Comment bien se parler, comment bien délibérer démocratiquement si, à un moment donné, on ne s’écoute pas ? Si on ne fait pas silence ? On voit que le fardeau sonore est toujours porté par les plus vulnérables. C’est pour ça qu’on a posé le « care », la philosophie du « care » comme une phénoménologie du politique. Ça veut dire quoi ? Ça veut dire qu’en fait, ça rend visible tout ce que le politique veut rendre invisible, et qui est de plus en plus inacceptable. Donc, on met en lumière tous ces points de vulnérabilité et à partir de là, on renverse le pouvoir, d’une certaine façon.
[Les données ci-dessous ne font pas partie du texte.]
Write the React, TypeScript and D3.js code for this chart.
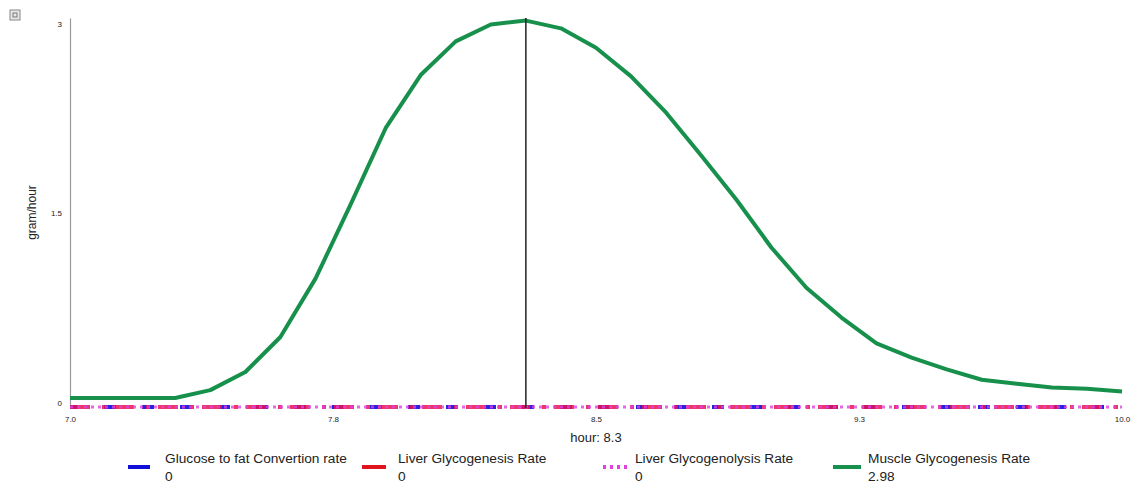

Et ont fait en sorte que ne se joue pas là de la domination, mais du « prendre soin ». Pourquoi ce « prendre soin » ? Parce que c’est à partir de ce « prendre soin » qu’on reconstitue, qu’on restaure nos capacités d’agir, nos puissances d’agir ». (France Culture, « La grande table », 29/07/2022)

Pour fêter les 10 ans de la série ‘Un été avec’, Cynthia Fleury a choisi de faire découvrir aux auditeurs Vladimir Jankélévitch (1903-1985), penseur-clé du XX e siècle qui disait ne travailler que pour le XXIe siècle https://www.radiofrance.fr/franceinter/podcasts/un-ete-avec-jankelevitch

DG

 

À lire:

Ce qui ne peut être volé. Charte du Verstohlen, Cynthia Fleury

Antoine Fenoglio

https://tracts.gallimard.fr/fr/products/ce-qui-ne-peut-etre-vole#:~:text=Antoine%20Fenoglio&text=S’est%20fait%20ressentir%20le,que%20ce%20vol%20ait%20lieu

S’est fait ressentir le besoin de disposer d’un manifeste qui viendrait poser sans hiérarchie ce qui ne peut nous être volé, du silence à l’horizon, de la santé au temps long, de même que les méthodes et approches qui permettraient d’éviter que ce vol ait lieu. Cette charte aurait vocation à inspirer tous ceux qui ont besoin de réarmer leur désir, de s’appuyer sur quelques compagnons déjà constitués, de partager des méthodes de conception et de déploiement et d’arpenter ensemble les chemins de la ‘vie bonne’. Car nous sommes des hommes dont l’humanisme est fragile ; et chacun d’entre nous tisse dans la matière de sa vie des façons de se lier à des collectifs plus régulateurs, tout en assumant un principe d’individuation digne de ce nom, test de crédibilité de l’État de droit. Il s’agit dès lors d’inventer une technique de la furtivité – d’où cette charte tient sa désignation, le Verstohlen –, c’est-à-dire de maintien au monde en y consolidant nos pouvoirs d’agir et nos libertés.